Task goal ▸ Please write the listing below out again exactly, leaving every picture behind.

Data block ▸
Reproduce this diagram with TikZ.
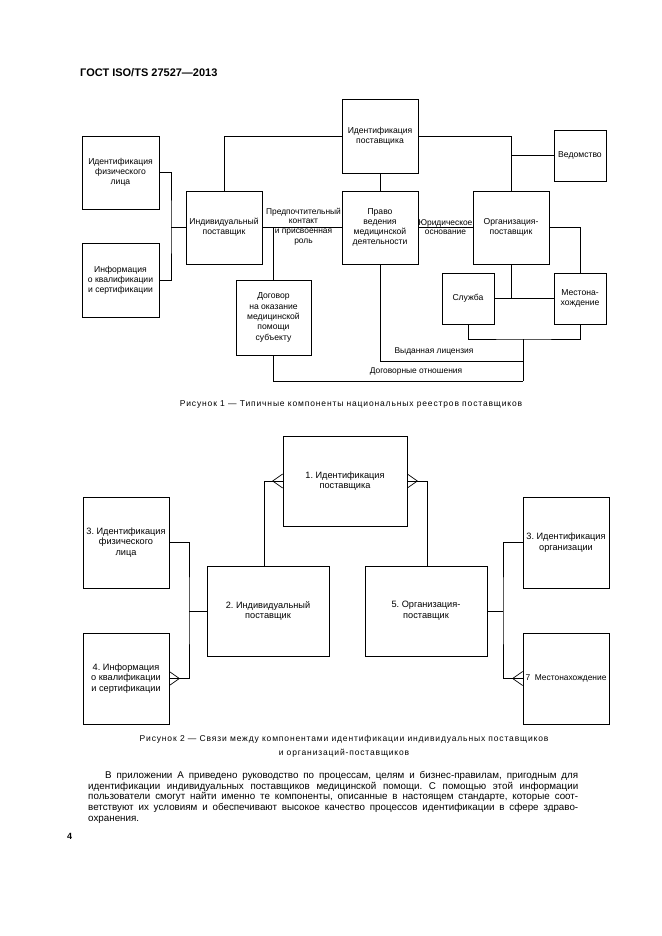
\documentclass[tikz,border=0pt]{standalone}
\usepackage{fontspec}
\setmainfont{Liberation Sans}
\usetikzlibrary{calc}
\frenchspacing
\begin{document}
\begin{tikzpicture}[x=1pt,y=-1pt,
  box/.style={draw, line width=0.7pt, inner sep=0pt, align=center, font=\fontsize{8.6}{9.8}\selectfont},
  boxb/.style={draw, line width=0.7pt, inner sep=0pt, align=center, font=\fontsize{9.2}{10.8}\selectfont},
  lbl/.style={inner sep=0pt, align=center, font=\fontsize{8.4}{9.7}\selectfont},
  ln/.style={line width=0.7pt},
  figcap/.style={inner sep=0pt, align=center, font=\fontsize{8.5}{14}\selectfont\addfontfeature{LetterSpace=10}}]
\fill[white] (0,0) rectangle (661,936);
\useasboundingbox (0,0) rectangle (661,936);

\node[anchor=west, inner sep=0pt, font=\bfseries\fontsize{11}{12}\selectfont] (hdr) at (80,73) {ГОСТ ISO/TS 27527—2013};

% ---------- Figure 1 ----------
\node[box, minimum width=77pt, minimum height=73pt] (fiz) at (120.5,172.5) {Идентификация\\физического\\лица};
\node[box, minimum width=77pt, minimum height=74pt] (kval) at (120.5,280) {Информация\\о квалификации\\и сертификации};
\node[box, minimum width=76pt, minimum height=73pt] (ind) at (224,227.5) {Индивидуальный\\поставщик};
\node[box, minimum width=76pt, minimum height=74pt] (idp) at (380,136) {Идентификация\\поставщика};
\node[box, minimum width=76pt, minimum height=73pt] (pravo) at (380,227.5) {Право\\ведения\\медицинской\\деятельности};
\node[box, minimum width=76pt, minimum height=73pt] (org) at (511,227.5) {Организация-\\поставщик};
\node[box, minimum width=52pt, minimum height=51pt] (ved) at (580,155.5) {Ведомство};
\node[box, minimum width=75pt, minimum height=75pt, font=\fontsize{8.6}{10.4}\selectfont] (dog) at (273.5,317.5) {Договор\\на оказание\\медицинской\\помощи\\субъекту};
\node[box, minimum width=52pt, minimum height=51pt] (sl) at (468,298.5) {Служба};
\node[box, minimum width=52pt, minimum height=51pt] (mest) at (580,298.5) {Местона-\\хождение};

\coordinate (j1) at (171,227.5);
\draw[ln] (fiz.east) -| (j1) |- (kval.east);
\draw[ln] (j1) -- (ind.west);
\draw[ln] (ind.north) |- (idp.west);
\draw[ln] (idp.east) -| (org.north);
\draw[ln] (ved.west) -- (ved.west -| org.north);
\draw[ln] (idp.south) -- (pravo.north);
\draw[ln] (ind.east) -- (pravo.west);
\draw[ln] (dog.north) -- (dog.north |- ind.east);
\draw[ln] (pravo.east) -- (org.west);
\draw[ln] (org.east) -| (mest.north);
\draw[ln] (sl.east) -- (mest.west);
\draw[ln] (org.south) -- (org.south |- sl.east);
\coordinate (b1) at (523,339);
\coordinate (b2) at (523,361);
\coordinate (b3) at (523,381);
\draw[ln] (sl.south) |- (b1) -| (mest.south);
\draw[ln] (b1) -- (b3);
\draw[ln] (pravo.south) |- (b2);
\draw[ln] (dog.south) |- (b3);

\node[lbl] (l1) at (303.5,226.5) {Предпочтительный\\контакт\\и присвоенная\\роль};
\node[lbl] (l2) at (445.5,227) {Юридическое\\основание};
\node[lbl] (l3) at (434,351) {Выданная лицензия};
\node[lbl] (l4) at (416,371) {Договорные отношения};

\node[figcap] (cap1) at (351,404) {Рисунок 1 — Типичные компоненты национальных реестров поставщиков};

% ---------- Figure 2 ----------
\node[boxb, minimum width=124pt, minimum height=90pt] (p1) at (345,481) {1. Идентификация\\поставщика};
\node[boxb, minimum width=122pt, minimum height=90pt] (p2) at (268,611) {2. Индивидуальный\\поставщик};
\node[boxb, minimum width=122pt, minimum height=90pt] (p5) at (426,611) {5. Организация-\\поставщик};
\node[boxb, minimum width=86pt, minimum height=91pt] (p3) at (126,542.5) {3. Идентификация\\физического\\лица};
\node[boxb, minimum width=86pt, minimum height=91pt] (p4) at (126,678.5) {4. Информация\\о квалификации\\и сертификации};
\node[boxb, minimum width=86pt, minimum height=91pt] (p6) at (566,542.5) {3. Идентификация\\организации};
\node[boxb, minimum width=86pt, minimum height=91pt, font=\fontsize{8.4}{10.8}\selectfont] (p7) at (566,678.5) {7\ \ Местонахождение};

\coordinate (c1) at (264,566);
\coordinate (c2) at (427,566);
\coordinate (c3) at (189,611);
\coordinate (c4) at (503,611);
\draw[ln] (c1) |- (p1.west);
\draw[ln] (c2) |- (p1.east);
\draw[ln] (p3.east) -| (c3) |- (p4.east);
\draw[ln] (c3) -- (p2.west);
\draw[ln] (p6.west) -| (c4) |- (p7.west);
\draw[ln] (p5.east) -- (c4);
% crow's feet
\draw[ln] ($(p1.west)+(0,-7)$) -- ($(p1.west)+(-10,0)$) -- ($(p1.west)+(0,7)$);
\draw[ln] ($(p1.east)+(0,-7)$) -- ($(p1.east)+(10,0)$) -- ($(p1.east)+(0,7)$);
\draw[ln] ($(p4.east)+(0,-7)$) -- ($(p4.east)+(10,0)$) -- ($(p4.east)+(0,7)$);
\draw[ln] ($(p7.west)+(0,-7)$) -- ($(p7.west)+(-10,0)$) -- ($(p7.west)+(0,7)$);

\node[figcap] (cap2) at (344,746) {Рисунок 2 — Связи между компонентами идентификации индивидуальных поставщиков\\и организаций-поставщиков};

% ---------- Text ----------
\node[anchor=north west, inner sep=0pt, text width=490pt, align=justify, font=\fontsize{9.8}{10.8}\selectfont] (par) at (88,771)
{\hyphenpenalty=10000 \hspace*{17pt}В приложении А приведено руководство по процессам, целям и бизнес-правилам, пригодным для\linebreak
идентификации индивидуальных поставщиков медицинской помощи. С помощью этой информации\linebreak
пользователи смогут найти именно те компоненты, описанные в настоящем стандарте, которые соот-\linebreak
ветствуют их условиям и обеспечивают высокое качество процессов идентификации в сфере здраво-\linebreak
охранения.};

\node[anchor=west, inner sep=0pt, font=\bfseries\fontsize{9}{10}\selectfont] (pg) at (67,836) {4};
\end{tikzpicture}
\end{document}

Correct output ▸
Reproduce this diagram with TikZ.
\documentclass[tikz,border=0pt]{standalone}
\usepackage{fontspec}
\setmainfont{Liberation Sans}
\usetikzlibrary{calc}
\frenchspacing
\begin{document}
\begin{tikzpicture}[x=1pt,y=-1pt,
  box/.style={draw, line width=0.7pt, inner sep=0pt, align=center, font=\fontsize{8.6}{9.8}\selectfont},
  boxb/.style={draw, line width=0.7pt, inner sep=0pt, align=center, font=\fontsize{9.2}{10.8}\selectfont},
  lbl/.style={inner sep=0pt, align=center, font=\fontsize{8.4}{9.7}\selectfont},
  ln/.style={line width=0.7pt},
  figcap/.style={inner sep=0pt, align=center, font=\fontsize{8.5}{14}\selectfont\addfontfeature{LetterSpace=10}}]
\fill[white] (0,0) rectangle (661,936);
\useasboundingbox (0,0) rectangle (661,936);

\node[anchor=west, inner sep=0pt, font=\bfseries\fontsize{11}{12}\selectfont] (hdr) at (80,73) {ГОСТ ISO/TS 27527—2013};

% ---------- Figure 1 ----------
\node[box, minimum width=77pt, minimum height=73pt] (fiz) at (120.5,172.5) {Идентификация\\физического\\лица};
\node[box, minimum width=77pt, minimum height=74pt] (kval) at (120.5,280) {Информация\\о квалификации\\и сертификации};
\node[box, minimum width=76pt, minimum height=73pt] (ind) at (224,227.5) {Индивидуальный\\поставщик};
\node[box, minimum width=76pt, minimum height=74pt] (idp) at (380,136) {Идентификация\\поставщика};
\node[box, minimum width=76pt, minimum height=73pt] (pravo) at (380,227.5) {Право\\ведения\\медицинской\\деятельности};
\node[box, minimum width=76pt, minimum height=73pt] (org) at (511,227.5) {Организация-\\поставщик};
\node[box, minimum width=52pt, minimum height=51pt] (ved) at (580,155.5) {Ведомство};
\node[box, minimum width=75pt, minimum height=75pt, font=\fontsize{8.6}{10.4}\selectfont] (dog) at (273.5,317.5) {Договор\\на оказание\\медицинской\\помощи\\субъекту};
\node[box, minimum width=52pt, minimum height=51pt] (sl) at (468,298.5) {Служба};
\node[box, minimum width=52pt, minimum height=51pt] (mest) at (580,298.5) {Местона-\\хождение};

\coordinate (j1) at (171,227.5);
\draw[ln] (fiz.east) -| (j1) |- (kval.east);
\draw[ln] (j1) -- (ind.west);
\draw[ln] (ind.north) |- (idp.west);
\draw[ln] (idp.east) -| (org.north);
\draw[ln] (ved.west) -- (ved.west -| org.north);
\draw[ln] (idp.south) -- (pravo.north);
\draw[ln] (ind.east) -- (pravo.west);
\draw[ln] (dog.north) -- (dog.north |- ind.east);
\draw[ln] (pravo.east) -- (org.west);
\draw[ln] (org.east) -| (mest.north);
\draw[ln] (sl.east) -- (mest.west);
\draw[ln] (org.south) -- (org.south |- sl.east);
\coordinate (b1) at (523,339);
\coordinate (b2) at (523,361);
\coordinate (b3) at (523,381);
\draw[ln] (sl.south) |- (b1) -| (mest.south);
\draw[ln] (b1) -- (b3);
\draw[ln] (pravo.south) |- (b2);
\draw[ln] (dog.south) |- (b3);

\node[lbl] (l1) at (303.5,226.5) {Предпочтительный\\контакт\\и присвоенная\\роль};
\node[lbl] (l2) at (445.5,227) {Юридическое\\основание};
\node[lbl] (l3) at (434,351) {Выданная лицензия};
\node[lbl] (l4) at (416,371) {Договорные отношения};

\node[figcap] (cap1) at (351,404) {Рисунок 1 — Типичные компоненты национальных реестров поставщиков};

% ---------- Figure 2 ----------
\node[boxb, minimum width=124pt, minimum height=90pt] (p1) at (345,481) {1. Идентификация\\поставщика};
\node[boxb, minimum width=122pt, minimum height=90pt] (p2) at (268,611) {2. Индивидуальный\\поставщик};
\node[boxb, minimum width=122pt, minimum height=90pt] (p5) at (426,611) {5. Организация-\\поставщик};
\node[boxb, minimum width=86pt, minimum height=91pt] (p3) at (126,542.5) {3. Идентификация\\физического\\лица};
\node[boxb, minimum width=86pt, minimum height=91pt] (p4) at (126,678.5) {4. Информация\\о квалификации\\и сертификации};
\node[boxb, minimum width=86pt, minimum height=91pt] (p6) at (566,542.5) {3. Идентификация\\организации};
\node[boxb, minimum width=86pt, minimum height=91pt, font=\fontsize{8.4}{10.8}\selectfont] (p7) at (566,678.5) {7\ \ Местонахождение};

\coordinate (c1) at (264,566);
\coordinate (c2) at (427,566);
\coordinate (c3) at (189,611);
\coordinate (c4) at (503,611);
\draw[ln] (c1) |- (p1.west);
\draw[ln] (c2) |- (p1.east);
\draw[ln] (p3.east) -| (c3) |- (p4.east);
\draw[ln] (c3) -- (p2.west);
\draw[ln] (p6.west) -| (c4) |- (p7.west);
\draw[ln] (p5.east) -- (c4);
% crow's feet
\draw[ln] ($(p1.west)+(0,-7)$) -- ($(p1.west)+(-10,0)$) -- ($(p1.west)+(0,7)$);
\draw[ln] ($(p1.east)+(0,-7)$) -- ($(p1.east)+(10,0)$) -- ($(p1.east)+(0,7)$);
\draw[ln] ($(p4.east)+(0,-7)$) -- ($(p4.east)+(10,0)$) -- ($(p4.east)+(0,7)$);
\draw[ln] ($(p7.west)+(0,-7)$) -- ($(p7.west)+(-10,0)$) -- ($(p7.west)+(0,7)$);

\node[figcap] (cap2) at (344,746) {Рисунок 2 — Связи между компонентами идентификации индивидуальных поставщиков\\и организаций-поставщиков};

% ---------- Text ----------
\node[anchor=north west, inner sep=0pt, text width=490pt, align=justify, font=\fontsize{9.8}{10.8}\selectfont] (par) at (88,771)
{\hyphenpenalty=10000 \hspace*{17pt}В приложении А приведено руководство по процессам, целям и бизнес-правилам, пригодным для\linebreak
идентификации индивидуальных поставщиков медицинской помощи. С помощью этой информации\linebreak
пользователи смогут найти именно те компоненты, описанные в настоящем стандарте, которые соот-\linebreak
ветствуют их условиям и обеспечивают высокое качество процессов идентификации в сфере здраво-\linebreak
охранения.};

\node[anchor=west, inner sep=0pt, font=\bfseries\fontsize{9}{10}\selectfont] (pg) at (67,836) {4};
\end{tikzpicture}
\end{document}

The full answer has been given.